COMPARE (to data from the British National Corpus / American National Corpus)
There are many English word lists and frequency lists out on the Web. Some are good, some are very bad. Not all frequency lists are created equal.
One should be very, very suspicious of word lists that are taken from small samples of web data, outdated texts, or corpora that are too small to effectively model what is happening in the real world. Or worse, word lists that don't give you any idea what they are based on. As the saying goes: "garbage in (bad texts), garbage out (frequency lists)". 
Rather than focusing too much on a comparison with specific wordlists that are out there on the Web, here's some questions you might ask yourself as you consider downloading or purchasing a word list:
Depth and accuracy. Why do so many wordlists on the web contain just the top 1000-3000 words of English? Why not the top 10,000 or 20,000? It's because even a bad corpus (the collection of texts that the word lists are based on) can produce a moderately accurate list for the very most frequent words. But because the corpus is neither deep nor balanced enough, you start getting messy data for medium and lower frequency words. Ask to see samples of the top 10,000 or 20,000 words (e.g. every 7th or 10th word). If they don't have it, then you should be very, very suspicious of that word list.
Genres. Does the corpus contain texts from a wide variety of genres -- spoken, fiction, popular magazines, newspapers, and academic journals? Frequency lists that are based on just one of these may only contain 40-50% of the words from a more balanced corpus. Our frequency list is based on the Corpus of Contemporary American English (COCA), which is almost perfectly balanced across genres.
Size. COCA contains more than 400 million words, and each of the top 20,000 words occurs at least 300 times. In a small 10-20 million word corpus, some of these words would occur just 7-8 times. At that point, the lower frequency words might make it into the list "by chance", whereas others are left out. No such problem with COCA.
How recent is it? Language change happens. If the word list is based on 15-20 year-old texts (or much worse, 100 year old public domain novels), then it will be missing many of the words from the modern language. COCA is based on texts from 1990-2009 (20 million words each year)-- or in other words, virtually right up to the current time.
Is it just a bare wordlist? Word lists are nice, but to be really useful (especially for language learning) there ought to be some indication of what these words mean and how they are used. Most of our frequency lists contain the top 20-30 collocates (nearby words) for each word in the list, which creates a great "sketch" of each word.
--------------------------------------------------------------------------------
Summary. There are many word frequency lists out on the web. Some are just OK, and some are truly bad. The frequency lists that we have created are the only ones that are based on a large, recent, and balanced corpus of English, and which provide indications of the meaning and use of each word.

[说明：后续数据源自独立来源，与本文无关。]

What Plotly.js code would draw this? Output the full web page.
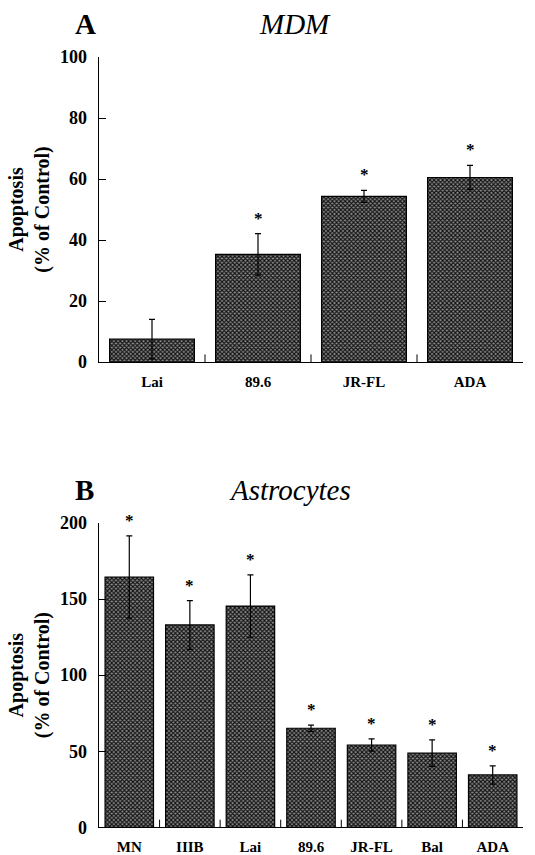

Word frequency lists and dictionary 
from the Corpus of Contemporary American English

home uses compare samples free list n-grams non-english academic purchase

This site contains what we believe is the most accurate frequency data of English, and it comes in a number of different formats (see the table below).

Any frequency list is only as good as the corpus (collection of texts) that it is based on. Our data is based on the only large, genre-balanced, up-to-date corpus of American English -- the 450 million word Corpus of Contemporary American English. You can be sure that the data that you find here represents what you would encounter in the real world.

If you are a language learner, you can use the frequency lists to maximize your study of vocabulary in a way that is not possible with any other resource.  If you are a (computational) linguist, you will have access to highly accurate, robust and useful data for research and for Natural Language Processing. (More information on how to use this data.)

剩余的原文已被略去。